Religious aspects, even in a casually religious society, seeps into all manner of life choices and events that your characters may need to deal with.  Your characters could take shelter in an abandoned temple, watched by the haunting, half-broken gods forever standing sentinel over an empty hall. Or your thief could enter an extravagant mansion in search of a golden chalice engraved with the story of your god reaching down to craft the first person from the red clay ground.

Statue of Shiva Nataraja - Lord of Dance at sunlight
Who wouldn’t want to steal this?

Of course, how important that chalice is or how ruined that temple would be depends on the second question: how vital to your society is this religion(s)? A casual or personal religion may be nothing more than background to the world or important only to a single character, which could give them more depth. On the other spectrum, religion could define every part of a society’s life from government to daily rituals, and how your characters react to that can be just as important.

So what are some ways religion can determine society?

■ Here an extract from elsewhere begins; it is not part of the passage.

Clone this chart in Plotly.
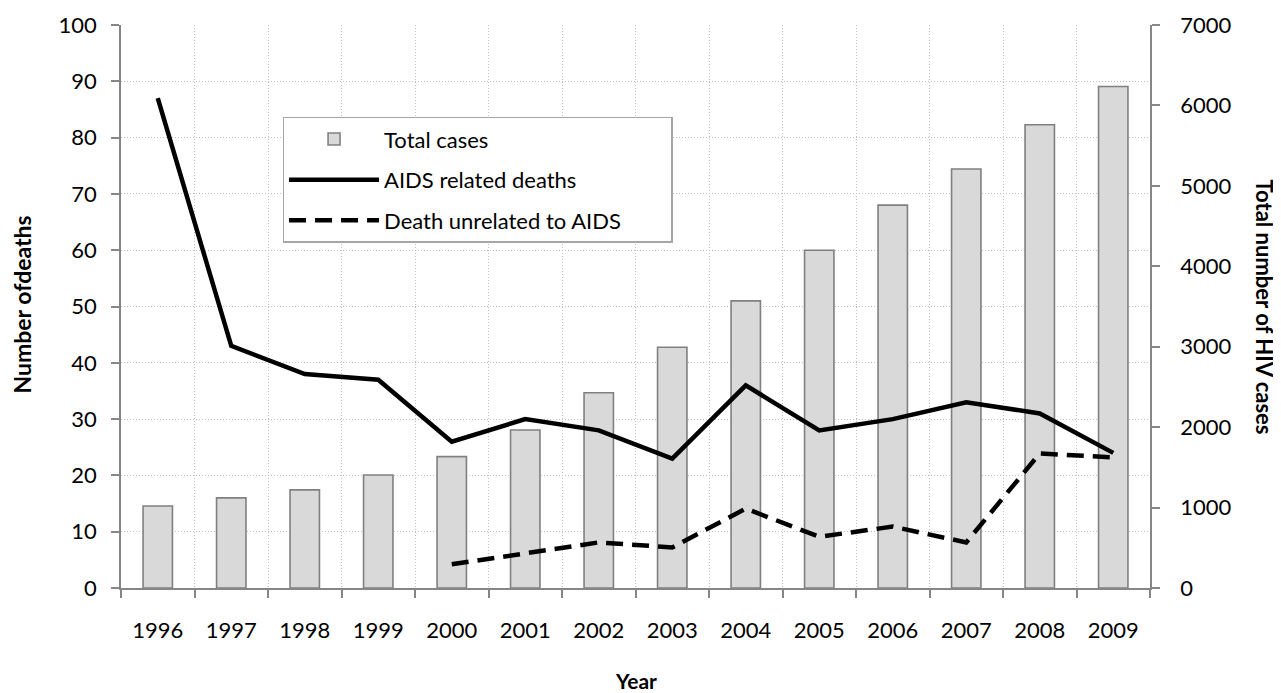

  • Government: Your society might be ruled as a theocracy, with the religious leaders acting as the governing body, or perhaps those in power simply use religion as a means of guiding/controlling the populace. Perhaps religion and government are considered incompatible. All these choices will create vastly different worlds and laws and interactions.
  • Rituals and Holidays: Everything from daily rituals such as prayer before meal or at certain times of day, giving offering to gods, symbolic motions (making the sign of the cross), to major holidays and festivals are often based in religious institutions. Having these can also make your world feel more real with a history and culture of its own.
  • Allies and Enemies: Sadly, this one is easily understood by most people. Religion can bring large groups of people together, or tear multiple groups apart. This can determine how people view/interact with your characters or vice versa. Such allegiances can also be the cause of major world events or historical actions your characters may participate in or at lease know of.

So whether your world’s religion(s) is important to the story or not, having an understanding of the religion can make your world feel solid and relatable, and that’s always a good thing.